I understand your point
However, I do think we can draw an important distinction between a slaver or tyrant, and that of an employer.
With the employer, you often have a choice of who you work for. Though I know it's not that simple (I live in a city that is about tied for worst unemployment in the entire USA, so like I get the feeling of being "trapped" at my current job, as there aren't that many available). But ultimately, the worker-employer relationship is usually a symbiotic and mutual one. I've walked out of many jobs in my youth, just being an angry kid. My only repercussion was that the employer no longer had a mutual agreement with me to pay me money. If I was a slave or under true tyranny, and I tried walking out, the repercussions would exceed that of simply ending the relationship. I would be punished.

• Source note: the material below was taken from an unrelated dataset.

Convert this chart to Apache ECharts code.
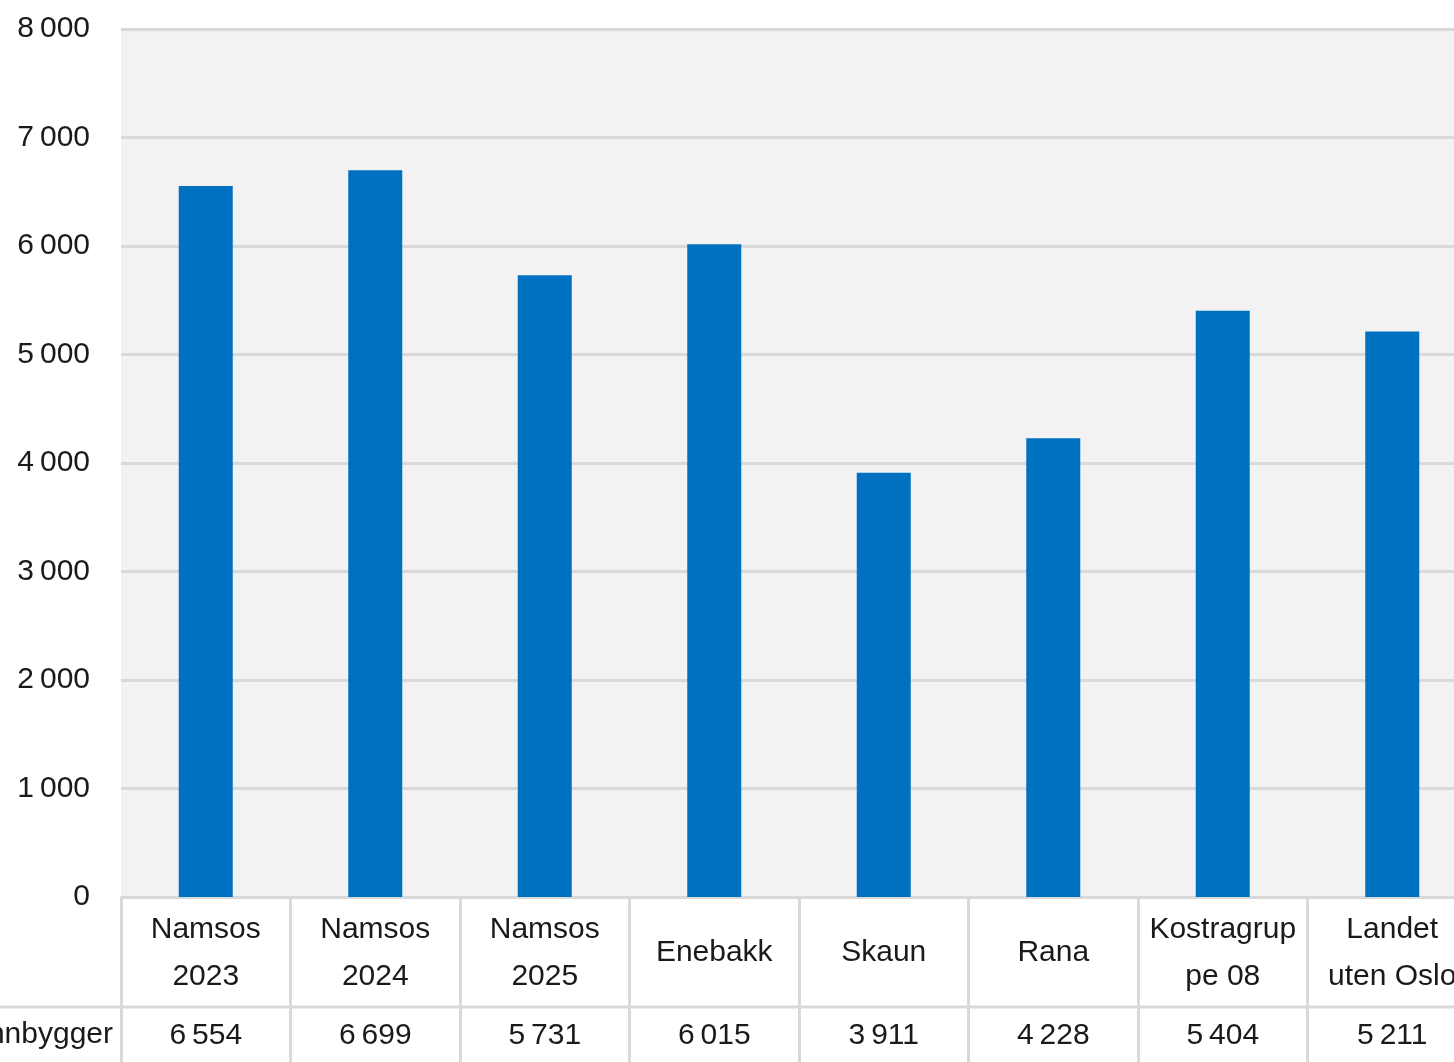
<!DOCTYPE html>
<html><head><meta charset="utf-8">
<script src="https://cdn.jsdelivr.net/npm/echarts@6/dist/echarts.min.js"></script>
<style>html,body{margin:0;padding:0;overflow:hidden;background:#fff;width:1454px;height:1062px}#c{width:1480px;height:1062px}</style>
</head><body><div id="c"></div>
<script>
const categories = ['Namsos\n2023','Namsos\n2024','Namsos\n2025','Enebakk','Skaun','Rana','Kostragrup\npe 08','Landet\nuten Oslo'];
const values = [6554, 6699, 5731, 6015, 3911, 4228, 5404, 5211];
const seriesName = 'Kroner per innbygger';
const yTicks = [0, 1000, 2000, 3000, 4000, 5000, 6000, 7000, 8000];

const FONT = '"Liberation Sans",Arial,sans-serif';
const FS = 30;
const fmt = v => { const s = String(v); return s.length > 3 ? s.slice(0, -3) + '\u2009' + s.slice(-3) : s; };
const LINE = '#d9d9d9';
const TXT = '#1a1a1a';

const chart = echarts.init(document.getElementById('c'), null, {renderer: 'canvas'});
chart.setOption({
  animation: false,
  grid: {left: 121, right: 3, top: 29, bottom: 165, show: true, backgroundColor: '#f2f2f2', borderWidth: 0},
  xAxis: [{
    type: 'category', data: categories, boundaryGap: true,
    axisLine: {show: true, lineStyle: {color: LINE, width: 3}},
    axisTick: {show: true, length: 170, lineStyle: {color: LINE, width: 3}},
    axisLabel: {color: TXT, fontFamily: FONT, fontSize: FS, lineHeight: 47, margin: 56, verticalAlign: 'middle', interval: 0}
  }, {
    type: 'category', data: values.map(fmt), position: 'bottom', boundaryGap: true,
    axisLine: {show: false}, axisTick: {show: false},
    axisLabel: {color: TXT, fontFamily: FONT, fontSize: FS, margin: 139, verticalAlign: 'middle', interval: 0}
  }],
  yAxis: {
    type: 'value', min: yTicks[0], max: yTicks[yTicks.length - 1], interval: 1000,
    axisLine: {show: false}, axisTick: {show: false},
    splitLine: {show: true, lineStyle: {color: LINE, width: 3}},
    axisLabel: {color: TXT, fontFamily: FONT, fontSize: FS, margin: 31, formatter: v => fmt(v)}
  },
  series: [{
    name: seriesName, type: 'bar', data: values, barWidth: 54, itemStyle: {color: '#0070c0'}
  }],
  graphic: [
    {type: 'line', shape: {x1: 0, y1: 1007, x2: 1480, y2: 1007}, style: {stroke: LINE, lineWidth: 3}},
    {type: 'text', x: 113, y: 1035, style: {text: seriesName, align: 'right', verticalAlign: 'middle', fill: TXT, font: FS + 'px ' + FONT}}
  ]
});
</script></body></html>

It wouldn't be the only repercussion, though. I won't quibble too much over whether wage slavery is the same as actual slavery. Obviously, it isn't, and there are differences. Even slavery might be somewhat conditional. A trusted slave in the Emperor's palace might have a more comfortable and secure life than a free man working as a laborer.
As long as other options exist, then people will avail themselves of them, so in your scenario, if the employee doesn't like his job, he can just quit and find another one. We all have freedom of choice, so it should all be good. By the same freedom, workers have had the right to organize and form unions, so that they could have greater bargaining power when dealing with employers over wages and working conditions. That, too, is part of the same voluntary capitalist system.
But when it's allowed to cross international borders, then it could become a problem. If capitalists find that they can't find enough workers for their factory at a certain wage they're willing to pay, then they'll close up and send their operations overseas, where they can pay the workers a pittance under a friendly and easily-corruptible government. Organizing the workers and unionizing them is out of the question, since many of these countries are fascist-ruled police states, so the workers don't have the same rights they would have in the West.
Businesses which aren't really conducive for going abroad take the alternate route of hiring underground, undocumented labor, which is against the law, but ostensibly worth the risk (and with light penalties if caught). Whenever there's political talk dealing with immigration, those capitalists scream the loudest, since they see the potential of their supply of cheap labor drying up.
It never even occurs to them to pay people better wages. They just want the government to turn the blind eye to illegal immigration and other under-the-table practices. They also want the absolute freedom to outsource to any country they want, and they're vehemently opposed to tariffs on imports (that's the real biggie, look at how many people in power oppose tariffs).
If we don't want tariffs, then we shouldn't want international borders at all. Place all countries under a single government, with all citizens having equal rights - and the right to unionize - and then we'll see how much capitalists truly favor this "voluntary system" you speak of.